Oh definitely, but not the next record. I’m working with Brody whenever it’s time – she just had a beautiful baby boy – for her solo record. I think that’s just going to be pretty much a solo record.
So it won’t have the Spinnerette name…
Not this time. And that’s coming out great too. It’s really a matter of, ‘I’ve got a couple of hours… Oh, I have to mix this thing,’ then whoever calls with a ‘Where’s my… so and so?’
And then in the middle of all that you’ve gotta run down and play guitar with Chris Cornell in South America.
That’s going to be so much fun. I’m just keeping the boat afloat, taking care of [family]. Just gotta keep it going so I can take care of what I need to. But I’m really blessed that, somehow… I don’t really solicit so much as people just come to me. And then when I resonate with the music, like Black Box Revelation, then off we go.
And it’s good to have a studio in the house so if shit happens, it can move quick.
Has there been any conversation beyond speculative about a new Them Crooked Vultures record?
Oh yeah, there definitely has.

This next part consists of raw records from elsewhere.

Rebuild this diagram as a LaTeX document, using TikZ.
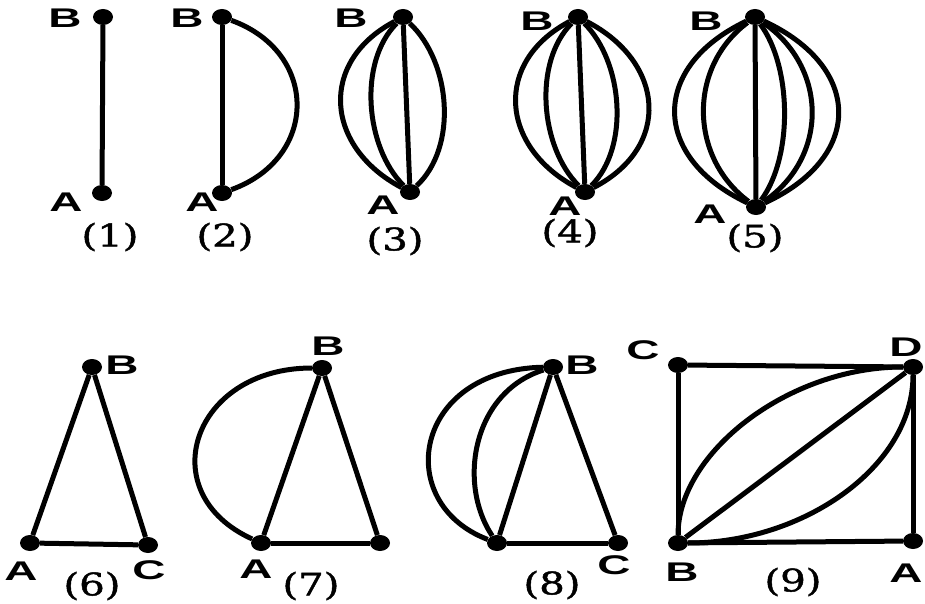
\documentclass[tikz,border=0pt]{standalone}
\usepackage{fontspec}
\newfontfamily\lblfont[FakeStretch=1.7]{Liberation Sans}
\newfontfamily\capfont[FakeStretch=1.3,FakeBold=1.5]{DejaVu Serif}
\usetikzlibrary{shapes.geometric}

\begin{document}
\begin{tikzpicture}[x=1pt,y=-1pt,
    vdot/.style={ellipse,fill=black,minimum width=20pt,minimum height=16pt,inner sep=0pt},
    lbl/.style={font=\lblfont\bfseries\fontsize{27}{27}\selectfont,inner sep=0pt},
    numcap/.style={font=\capfont\fontsize{31}{31}\selectfont,inner sep=0pt},
    link/.style={line width=5pt}]
      \useasboundingbox (0,0) rectangle (925,604);
      \clip (0,0) rectangle (925,604);
      % top row: multiple edges between A and B
      \node[vdot] (b1) at (103,17) {};
      \node[vdot] (a1) at (102,193) {};
      \node[vdot] (b2) at (222,17) {};
      \node[vdot] (a2) at (222,193) {};
      \node[vdot] (b3) at (403,17) {};
      \node[vdot] (a3) at (410,192) {};
      \node[vdot] (b4) at (578,17) {};
      \node[vdot] (a4) at (585,192) {};
      \node[vdot] (b5) at (755,17) {};
      \node[vdot] (a5) at (756,207) {};
      \node[lbl] (lb1) at (65,18) {B};
      \node[lbl] (la1) at (66,202) {A};
      \node[lbl] (lb2) at (187,18) {B};
      \node[lbl] (la2) at (202,202) {A};
      \node[lbl] (lb3) at (351,18) {B};
      \node[lbl] (la3) at (383,205) {A};
      \node[lbl] (lb4) at (537,21) {B};
      \node[lbl] (la4) at (565,206) {A};
      \node[lbl] (lb5) at (706,21) {B};
      \node[lbl] (la5) at (710,214) {A};
      \node[numcap] (n1) at (110,237) {(1)};
      \node[numcap] (n2) at (225,237) {(2)};
      \node[numcap] (n3) at (395,241) {(3)};
      \node[numcap] (n4) at (570,233) {(4)};
      \node[numcap] (n5) at (755,238) {(5)};
      \draw[link] (b1)--(a1);
      \draw[link] (b2)--(a2);
      \draw[link] (b2) .. controls +(97,35) and +(97,-35) .. (a2);
      \draw[link] (b3)--(a3);
      \draw[link] (b3) .. controls +(-85,45) and +(-85,-45) .. (a3);
      \draw[link] (b3) .. controls +(-45,45) and +(-45,-45) .. (a3);
      \draw[link] (b3) .. controls +(48,45) and +(48,-45) .. (a3);
      \draw[link] (b4)--(a4);
      \draw[link] (b4) .. controls +(-85,45) and +(-85,-45) .. (a4);
      \draw[link] (b4) .. controls +(-45,45) and +(-45,-45) .. (a4);
      \draw[link] (b4) .. controls +(45,45) and +(45,-45) .. (a4);
      \draw[link] (b4) .. controls +(87,45) and +(87,-45) .. (a4);
      \draw[link] (b5)--(a5);
      \draw[link] (b5) .. controls +(-105,50) and +(-105,-50) .. (a5);
      \draw[link] (b5) .. controls +(-67,50) and +(-67,-50) .. (a5);
      \draw[link] (b5) .. controls +(37,50) and +(37,-50) .. (a5);
      \draw[link] (b5) .. controls +(73,50) and +(73,-50) .. (a5);
      \draw[link] (b5) .. controls +(108,50) and +(108,-50) .. (a5);
      % bottom row: triangles and square
      \node[vdot] (a6) at (30,543) {};
      \node[vdot] (b6) at (92,367) {};
      \node[vdot] (c6) at (148,545) {};
      \node[vdot] (a7) at (261,543) {};
      \node[vdot] (b7) at (322,368) {};
      \node[vdot] (c7) at (380,543) {};
      \node[vdot] (a8) at (497,543) {};
      \node[vdot] (b8) at (553,367) {};
      \node[vdot] (c8) at (618,543) {};
      \node[vdot] (c9) at (678,365) {};
      \node[vdot] (d9) at (913,367) {};
      \node[vdot] (b9) at (678,543) {};
      \node[vdot] (a9) at (913,541) {};
      \node[lbl] (lb6) at (122,365) {B};
      \node[lbl] (la6) at (21,571) {A};
      \node[lbl] (lc6) at (149,570) {C};
      \node[lbl] (lb7) at (328,346) {B};
      \node[lbl] (la7) at (256,569) {A};
      \node[lbl] (lb8) at (582,365) {B};
      \node[lbl] (lc8) at (614,565) {C};
      \node[lbl] (lc9) at (643,350) {C};
      \node[lbl] (ld9) at (906,347) {D};
      \node[lbl] (lb9) at (682,572) {B};
      \node[lbl] (la9) at (906,573) {A};
      \node[numcap] (n6) at (92,586) {(6)};
      \node[numcap] (n7) at (311,586) {(7)};
      \node[numcap] (n8) at (552,585) {(8)};
      \node[numcap] (n9) at (793,582) {(9)};
      \draw[link] (a6)--(b6);
      \draw[link] (b6)--(c6);
      \draw[link] (a6)--(c6);
      \draw[link] (a7)--(b7);
      \draw[link] (b7)--(c7);
      \draw[link] (a7)--(c7);
      \draw[link] (b7) .. controls +(-130,0) and +(-110,-50) .. (a7);
      \draw[link] (a8)--(b8);
      \draw[link] (b8)--(c8);
      \draw[link] (a8)--(c8);
      \draw[link] (b8) .. controls +(-140,3) and +(-105,-40) .. (a8);
      \draw[link] (b8) .. controls +(-80,25) and +(-40,-60) .. (a8);
      \draw[link] (c9)--(d9);
      \draw[link] (c9)--(b9);
      \draw[link] (b9)--(a9);
      \draw[link] (d9)--(a9);
      \draw[link] (b9)--(d9);
      \draw[link] (b9) .. controls +(0,-90) and +(-125,0) .. (d9);
      \draw[link] (b9) .. controls +(125,0) and +(0,100) .. (d9);
    \end{tikzpicture}
\end{document}
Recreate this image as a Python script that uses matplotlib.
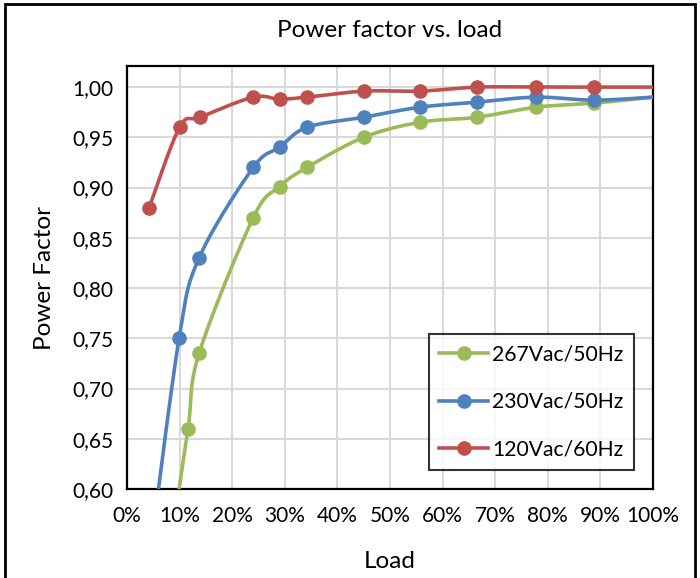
import numpy as np
import matplotlib
matplotlib.use("Agg")
import matplotlib.pyplot as plt
from matplotlib.ticker import FuncFormatter
from matplotlib.patches import Rectangle

plt.rcParams['font.family'] = ['Lato', 'DejaVu Sans']

# -----------------------------
# Data (load fraction, power factor)
# -----------------------------
load_267 = [0.085, 0.116, 0.137, 0.24, 0.29, 0.342, 0.45, 0.557, 0.665, 0.778, 0.888, 1.00]
pf_267 = [0.55, 0.66, 0.735, 0.87, 0.901, 0.92, 0.95, 0.965, 0.97, 0.98, 0.984, 0.99]

load_230 = [0.045, 0.099, 0.137, 0.24, 0.29, 0.342, 0.45, 0.557, 0.665, 0.778, 0.888, 1.00]
pf_230 = [0.54, 0.75, 0.83, 0.92, 0.94, 0.96, 0.97, 0.98, 0.985, 0.99, 0.987, 0.99]

load_120 = [0.042, 0.10, 0.139, 0.24, 0.29, 0.342, 0.45, 0.557, 0.665, 0.778, 0.888, 1.00]
pf_120 = [0.88, 0.96, 0.97, 0.99, 0.988, 0.99, 0.996, 0.996, 1.00, 1.00, 1.00, 1.00]

labels = ['267Vac/50Hz', '230Vac/50Hz', '120Vac/60Hz']
colors = ['#9BBB59', '#4F81BD', '#C0504D']


def smooth(x, y, n=30):
    # Catmull-Rom style bezier like Excel's smoothed lines
    x = np.asarray(x, float)
    y = np.asarray(y, float)
    px = np.concatenate([[x[0]], x, [x[-1]]])
    py = np.concatenate([[y[0]], y, [y[-1]]])
    xs, ys = [], []
    t = np.linspace(0, 1, n)
    for i in range(1, len(px) - 2):
        p0 = np.array([px[i], py[i]])
        p3 = np.array([px[i + 1], py[i + 1]])
        c1 = p0 + (p3 - np.array([px[i - 1], py[i - 1]])) / 6
        c2 = p3 - (np.array([px[i + 2], py[i + 2]]) - p0) / 6
        b = (((1 - t) ** 3)[:, None] * p0 + (3 * (1 - t) ** 2 * t)[:, None] * c1
             + (3 * (1 - t) * t ** 2)[:, None] * c2 + (t ** 3)[:, None] * p3)
        xs.extend(b[:, 0])
        ys.extend(b[:, 1])
    return np.array(xs), np.array(ys)


fig = plt.figure(figsize=(7.0, 5.78), dpi=100)
ax = fig.add_axes([127 / 700, 1 - 489 / 578, 526 / 700, 423 / 578])

series = [(load_267, pf_267), (load_230, pf_230), (load_120, pf_120)]
for (x, y), lab, c in zip(series, labels, colors):
    sx, sy = smooth(x, y)
    ax.plot(sx, sy, color=c, lw=2.6, solid_capstyle='butt', zorder=3)
    # markers on all but the last point
    ax.plot(x[:-1], y[:-1], 'o', color=c, ms=9.5, zorder=4)
    ax.plot([], [], '-o', color=c, lw=2.6, ms=9.5, label=lab)

ax.set_xlim(0, 1)
ax.set_ylim(0.6, 1.021)
ax.set_xticks(np.arange(0, 1.01, 0.1))
ax.set_yticks(np.arange(0.6, 1.001, 0.05))
ax.xaxis.set_major_formatter(FuncFormatter(lambda v, p: f"{v * 100:.0f}%"))
ax.yaxis.set_major_formatter(FuncFormatter(lambda v, p: f"{v:.2f}".replace('.', ',')))
ax.tick_params(length=0, labelsize=15, pad=10)
ax.tick_params(axis='x', pad=12)
ax.grid(True, color='#d9d9d9', lw=1.5)
ax.set_axisbelow(True)
for s in ax.spines.values():
    s.set_linewidth(1.6)
    s.set_color('black')

ax.set_title('Power factor vs. load', fontsize=17.5, pad=21)
ax.set_xlabel('Load', fontsize=17.5, labelpad=18)
ax.set_ylabel('Power Factor', fontsize=17.5, labelpad=12)

leg = ax.legend(loc='lower right', bbox_to_anchor=(0.964, 0.045), fontsize=15.2,
                frameon=True, fancybox=False, handlelength=2.3, labelspacing=1.3,
                borderpad=0.5, handletextpad=0.2, borderaxespad=0)
leg.get_frame().set_edgecolor('black')
leg.get_frame().set_linewidth(1.5)

# outer chart border
fig.patches.append(Rectangle((5 / 700, -0.01), 690 / 700, 1 - 4 / 578 + 0.01,
                             transform=fig.transFigure, fill=False,
                             edgecolor='black', lw=2))

fig.savefig('out.png', dpi=100)
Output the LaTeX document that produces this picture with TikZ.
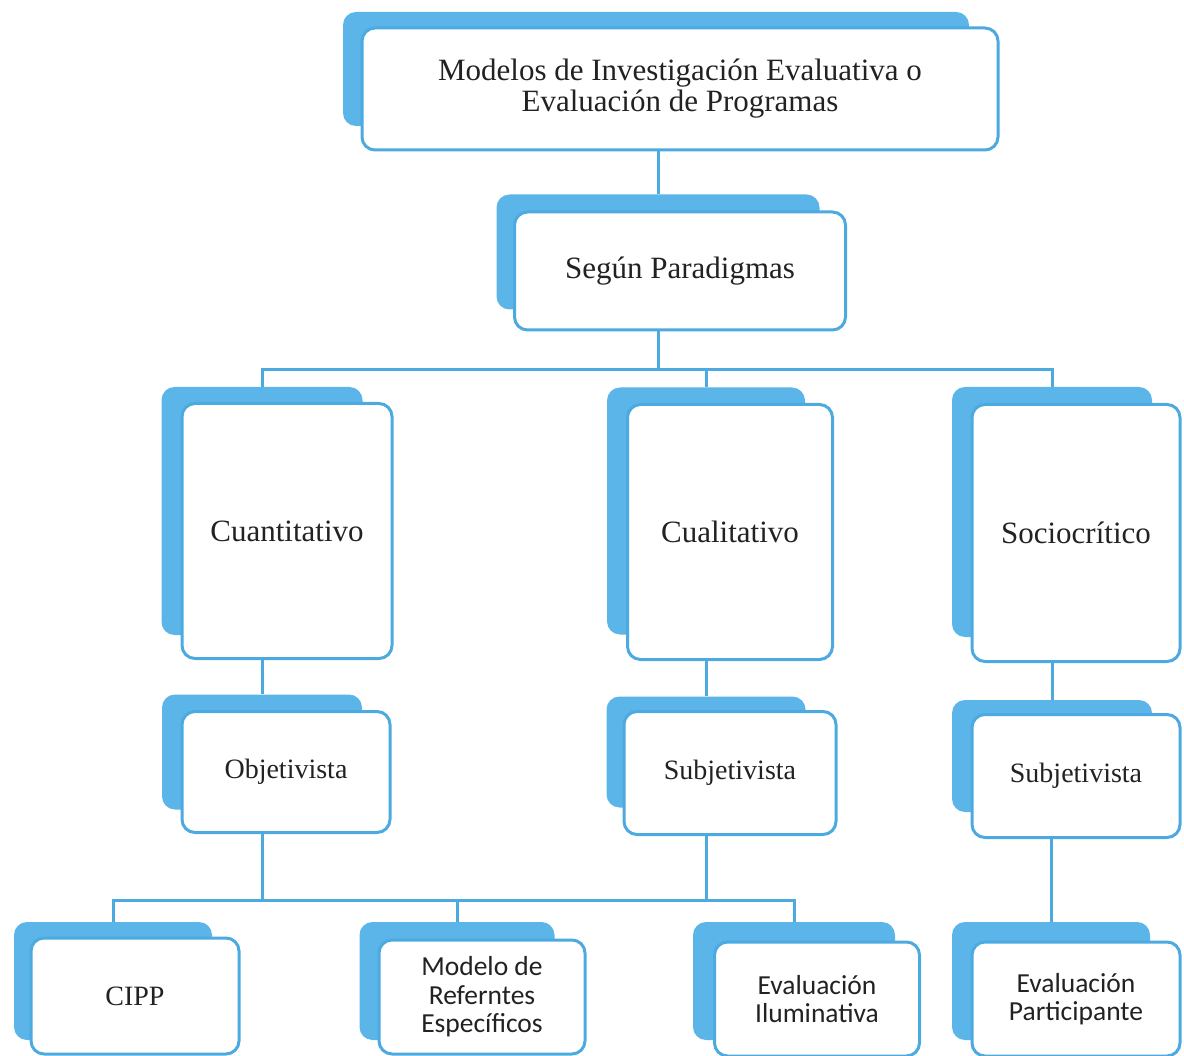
\documentclass[tikz,border=0pt]{standalone}
\usepackage{fontspec}
\setmainfont{Liberation Serif}
\newfontfamily\calfont{Carlito}
\definecolor{skyback}{RGB}{91,181,232}
\definecolor{skyline}{RGB}{76,170,224}
\definecolor{inkgray}{RGB}{34,34,34}
\tikzset{
    backbox/.style={fill=skyback, rounded corners=13pt, inner sep=0pt},
    frontbox/.style={fill=white, draw=skyline, line width=3pt, rounded corners=13pt,
        inner sep=0pt, align=center, text=inkgray},
    serifbig/.style={font=\fontsize{31}{31}\selectfont},
    serifsmall/.style={font=\fontsize{28}{28}\selectfont},
    calibri/.style={font=\calfont\fontsize{27.5}{28.5}\selectfont},
    link/.style={draw=skyline, line width=3pt}
}

\begin{document}
\begin{tikzpicture}[x=1pt, y=-1pt]
        \useasboundingbox (0,0) rectangle (1184,1056);
        % level 0 and 1
        \node[backbox, minimum width=626pt, minimum height=114pt] (top-b) at (656,69) {};
        \node[frontbox, serifbig, minimum width=636pt, minimum height=122pt] (top) at (680,89)
            {Modelos de Investigación Evaluativa o\\Evaluación de Programas};
        \node[backbox, minimum width=323pt, minimum height=115pt] (seg-b) at (658,252) {};
        \node[frontbox, serifbig, minimum width=331pt, minimum height=118pt] (seg) at (680,271) {Según Paradigmas};
        % paradigms
        \node[backbox, minimum width=201pt, minimum height=248pt] (cuan-b) at (262,511) {};
        \node[frontbox, serifbig, minimum width=210pt, minimum height=255pt] (cuan) at (287,531) {Cuantitativo};
        \node[backbox, minimum width=198pt, minimum height=247pt] (cual-b) at (706,511) {};
        \node[frontbox, serifbig, minimum width=205pt, minimum height=255pt] (cual) at (730,532) {Cualitativo};
        \node[backbox, minimum width=200pt, minimum height=250pt] (socio-b) at (1052,512) {};
        \node[frontbox, serifbig, minimum width=208pt, minimum height=257pt] (socio) at (1076,533) {Sociocrítico};
        % approaches
        \node[backbox, minimum width=200pt, minimum height=115pt] (obj-b) at (262,752) {};
        \node[frontbox, serifsmall, minimum width=208pt, minimum height=121pt] (obj) at (286,772) {Objetivista};
        \node[backbox, minimum width=199pt, minimum height=111pt] (subj-b) at (706,752) {};
        \node[frontbox, serifsmall, minimum width=212pt, minimum height=123pt] (subj) at (730,773) {Subjetivista};
        \node[backbox, minimum width=200pt, minimum height=112pt] (subjr-b) at (1052,756) {};
        \node[frontbox, serifsmall, minimum width=208pt, minimum height=123pt] (subjr) at (1076,776) {Subjetivista};
        % models
        \node[backbox, minimum width=198pt, minimum height=118pt] (cipp-b) at (113,981) {};
        \node[frontbox, serifsmall, minimum width=208pt, minimum height=116pt] (cipp) at (135,996) {CIPP};
        \node[backbox, minimum width=195pt, minimum height=118pt] (ref-b) at (457,981) {};
        \node[frontbox, calibri, minimum width=206pt, minimum height=114pt] (ref) at (482,997)
            {Modelo de\\Referntes\\Específicos};
        \node[backbox, minimum width=202pt, minimum height=118pt] (ilum-b) at (794,981) {};
        \node[frontbox, calibri, minimum width=205pt, minimum height=114pt] (ilum) at (817,999)
            {Evaluación\\Iluminativa};
        \node[backbox, minimum width=198pt, minimum height=118pt] (part-b) at (1051,981) {};
        \node[frontbox, calibri, minimum width=208pt, minimum height=114pt] (part) at (1076,999)
            {Evaluación\\Participante};
        % connectors
        \coordinate (bar-up) at (0,370);
        \coordinate (bar-low) at (0,900);
        \draw[link] (seg-b.north |- top.south) -- (seg-b.north);
        \draw[link] (seg-b |- seg.south) -- (seg-b |- bar-up);
        \draw[link] (cuan-b.north) -- (cuan-b |- bar-up) -- (socio-b |- bar-up) -- (socio-b.north);
        \draw[link] (cual-b |- bar-up) -- (cual-b.north);
        \draw[link] (obj-b |- cuan.south) -- (obj-b.north);
        \draw[link] (subj-b |- cual.south) -- (subj-b.north);
        \draw[link] (subjr-b |- socio.south) -- (subjr-b.north);
        \draw[link] (obj-b |- obj.south) -- (obj-b |- bar-low);
        \draw[link] (subj-b |- subj.south) -- (subj-b |- bar-low);
        \draw[link] (cipp-b.north) -- (cipp-b |- bar-low) -- (ilum-b |- bar-low) -- (ilum-b.north);
        \draw[link] (ref-b |- bar-low) -- (ref-b.north);
        \draw[link] (part-b |- subjr.south) -- (part-b.north);
    \end{tikzpicture}
\end{document}
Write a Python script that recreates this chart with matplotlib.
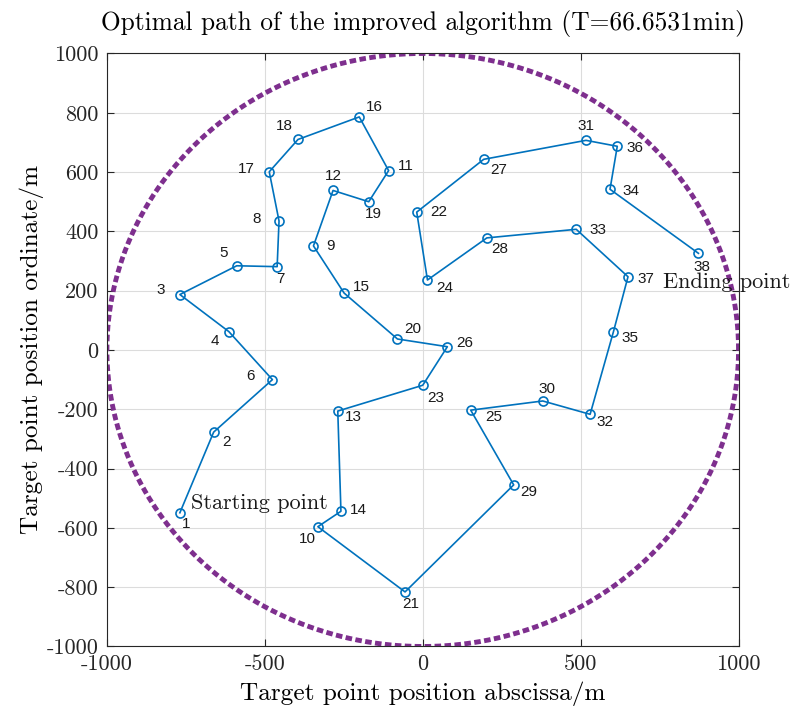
import numpy as np
import matplotlib.pyplot as plt

plt.rcParams['font.family'] = 'cmr10'
plt.rcParams['mathtext.fontset'] = 'cm'
plt.rcParams['axes.unicode_minus'] = False
plt.rcParams['axes.formatter.use_mathtext'] = False

# target point coordinates (m), indexed by point number 1..38
px = [-769, -662, -769, -614, -589, -476, -461, -455, -346, -332,
      -108, -284, -269, -259, -249, -201, -486, -395, -171, -80,
      -56, -19, 0, 15, 152, 78, 193, 203, 288, 380,
      517, 530, 486, 593, 604, 616, 650, 873]
py = [-549, -277, 187, 62, 284, -100, 281, 435, 351, -596,
      605, 538, -206, -544, 192, 786, 601, 710, 500, 37,
      -816, 465, -119, 236, -203, 11, 643, 378, -455, -172,
      707, -217, 407, 542, 62, 687, 247, 326]

# visiting order of the optimal route
route = [1, 2, 6, 4, 3, 5, 7, 8, 17, 18, 16, 11, 19, 12, 9, 15, 20, 26, 23, 13,
         14, 10, 21, 29, 25, 30, 32, 35, 37, 33, 28, 24, 22, 27, 31, 36, 34, 38]

# label offsets in pixels (dx right, dy down)
lab_off = [(6, 11), (13, 10), (-19, -5), (-14, 9), (-13, -13), (-22, -4), (3, 12),
           (-22, -2), (17, 0), (-11, 12), (17, -5), (0, -14), (16, 6), (17, -1),
           (17, -6), (15, -10), (-23, -3), (-14, -13), (5, 12), (15, -10), (6, 12),
           (22, 0), (13, 13), (17, 8), (23, 7), (17, -4), (15, 11), (13, 11),
           (15, 7), (4, -12), (0, -14), (15, 8), (22, 1), (21, 2), (16, 6),
           (18, 2), (18, 2), (4, 14)]

T = 66.6531
R = 1000

fig = plt.figure(figsize=(7.92, 7.13), dpi=100)
ax = fig.add_axes([0.135, 0.0933, 0.7975, 0.8317])

# boundary circle
th = np.linspace(0, 2 * np.pi, 721)
ax.plot(R * np.cos(th), R * np.sin(th), color='#7E2F8E', lw=3.5,
        linestyle=(0, (1.35, 0.7)), dash_capstyle='butt', zorder=2)

rx = [px[i - 1] for i in route]
ry = [py[i - 1] for i in route]
ax.plot(rx, ry, '-o', color='#0072BD', lw=1.2, ms=6.5, mfc='none', mew=1.2, zorder=3)

for i in range(len(px)):
    dx, dy = lab_off[i]
    ax.annotate(str(i + 1), (px[i], py[i]), xytext=(dx * 0.72, -dy * 0.72),
                textcoords='offset points', ha='center', va='center',
                fontsize=11, family='Liberation Sans', color='#1a1a1a', zorder=4)

ax.text(-734, -516, 'Starting point', fontsize=16, ha='left', va='center', color='#1a1a1a')
ax.text(762, 227, 'Ending point', fontsize=16, ha='left', va='center', color='#1a1a1a')

ax.set_xlim(-1000, 1000)
ax.set_ylim(-1000, 1000)
ax.set_xticks(np.arange(-1000, 1001, 500))
ax.set_yticks(np.arange(-1000, 1001, 200))
ax.grid(True, color='#dcdcdc', lw=0.8)
ax.set_axisbelow(True)
ax.tick_params(direction='in', top=True, right=True, labelsize=16, length=5,
               color='#262626', labelcolor='#262626', pad=6)
for s in ax.spines.values():
    s.set_color('#262626')
    s.set_linewidth(0.8)

ax.set_title('Optimal path of the improved algorithm (T=%.4fmin)' % T, fontsize=18.3, pad=17)
ax.set_xlabel('Target point position abscissa/m', fontsize=18.2, labelpad=5)
ax.set_ylabel('Target point position ordinate/m', fontsize=18.2, labelpad=2)

fig.savefig('out.png', dpi=100)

But as you can see, the way that the cycles happen, you know Dave jumped right into Foos, and then Josh toured more than a solid year with Queens for the self-titled album. So I expect at some point after the Queens cycle that there will be. And I think JPJ’s been busy…
He’s been all over the place. It’s been really great to see him play with Seasick Steve.
John actually takes his daughter to bluegrass camp every year. He’s really way involved with it. We were in Nashville and had a day off, and he said ‘Come on, let’s go.’ I asked where, and he said ‘Don’t you know? We’re in Bluegrass town!’ And we went over and hit the town, and I sat out to absorb for a little bit. I wasn’t about to just jump in and start smearing the wrong thing all over the place. But it was incredible, it was more like a rhythmical function, and you just have to feel where the changes come. There’s never more than three chords, but there’s just thousands of songs, and you just have to feel the pull of when to change. It was really cool. I felt very honored that he invited me.
There’s no better way to learn than immersing yourself around people who have that edge of ability.
It’s always good to push yourself. You become a little less defined. You’re just more of a musician, here’s the musical situation. You always have to listen first. What world are we living in? What are the rules? And what are the freedoms within the rules? And you jump in, and hopefully you do a good job.
I’m very excited about the Lanegan record that’s coming out next year.
You’re definitely not the only one… (laughs)
Yeah, and Black Box Revelation have just been touring and building their profile as well. They’re such great players, and they have such great chemistry. Jack Irons’ son Zach has a band as well, Irontom, and it’s really incredible. We recorded it here, and the production is done. Hopefully we’ll find a home soon there.